Depending on how much time you want to spare on this, you can prepare your cards for a draft night in as few as 5 minutes, or a bit longer if you want to do something special.

The simplest option is the “Pile of Everything” approach. Just shuffle every card into one big pile and stick it in a box. DONE! If you have a bunch of expansions and promos, you can choose to dump them all into the mix, or selectively separate them out to keep the draft focused around just a particular set of cards (good for mixing things up between drafts).

The next step up in complexity is to remove all but one copy of each rare card in your pool (the ones with a red gem on the bottom-right corner). This makes those cards, well, rare! Not only is it fun to get hold of something unique in a draft, it assures that each player will be able to do a few things nobody else can.

Personally, I like to go even one step further and make full on “booster packs” to emulate the rarity distribution of a typical money sink CCG. To do this, you’ll need to keep your pile of singled-out rares separate from the commons. Then, use envelopes, rubber bands, or any other means of bundling cards to make packs of 10 or 12, each containing exactly one rare.

Whatever method you prefer, I suggest keeping count of how many cards are in your pool. This will inform you on how many players your draft can include. It’s also wise to do a recount of your cards the day after the draft, just to make sure nothing slipped under the table or got lost during play.



Now the fun can begin!

When your group has arrived, make sure everyone is sitting in a way that they each have an obvious “left” and “right” neighbor – preferably all sitting around one table. If you have 12 or more players, you’ll want to break them up into smaller groups that will only draft among themselves.

Now you can begin doling out the cards. If you went with the basic pile of cards approach, you can deal out 10 or 12 cards to each player (depending on the format and how many cards are in your pool). If you made packs, toss one out to each player. Give everyone a few seconds to review their hand, then instruct them to take one, place it face-down on the table, then pass the remaining cards to the player their left. They will repeat this until all those cards have been drafted. Then hand out another bundle of cards to each player and repeat the process, but this time passing unclaimed cards to the right. For the final set of cards, pass to the left again.

Try to synchronize the pace at which everybody passes cards. If you don’t, some people will inevitably stack four piles of cards next to their neighbor, who’s taking 15 minutes to plan a strategy before picking their first card. You can tell first-time players not to overthink things, and just stick to one or two colors if they’re indecisive. And remind them that even a completely random 30-card deck is almost always fully functional.

If you gave out 10 cards per draft round, everyone will have a 30-card deck ready to go! If you gave out 12 cards per pack, give you players a minute or two to decide which 6 (or less) cards they don’t want in their deck.
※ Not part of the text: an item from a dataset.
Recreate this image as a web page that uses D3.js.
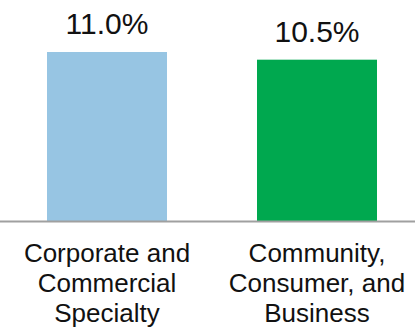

draft_night_2Now that everyone’s prepared to duel, you can pair them off any way you want. But a round-robin style works best for making sure your players socialize with as many other players as possible.

If you have an odd number of players, I recommend you take the first “rest” period (skip a match) in the schedule, especially if you have any new players. The first round of games is when you’ll be running around the most, answering questions and clarifying the rules at each table anyway.
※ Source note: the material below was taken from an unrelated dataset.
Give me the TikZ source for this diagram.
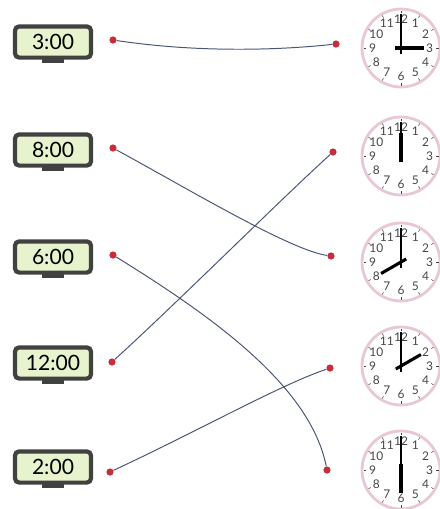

Be sure to set a time limit on each match; about 30 minutes works well. I have some players that can turn this quick game into a 90-minute marathon. Epic is most fun when you have many new experiences, and battle a variety of decks, so keep things moving even if you have to decide a match based on who has the most Life at the buzzer.



That’s pretty much every tip and trick I can think of for a new draft organizer to know. But remember that there are so many ways to spin the formula and make your own unique variations. Try playing with Hydra or Emperor rules; play with teams; or let players trade for 10 minutes before each match.

This article is only meant as a guide for getting you started. Epic is designed to be your own customizable card experience, so have fun experiencing it however you want!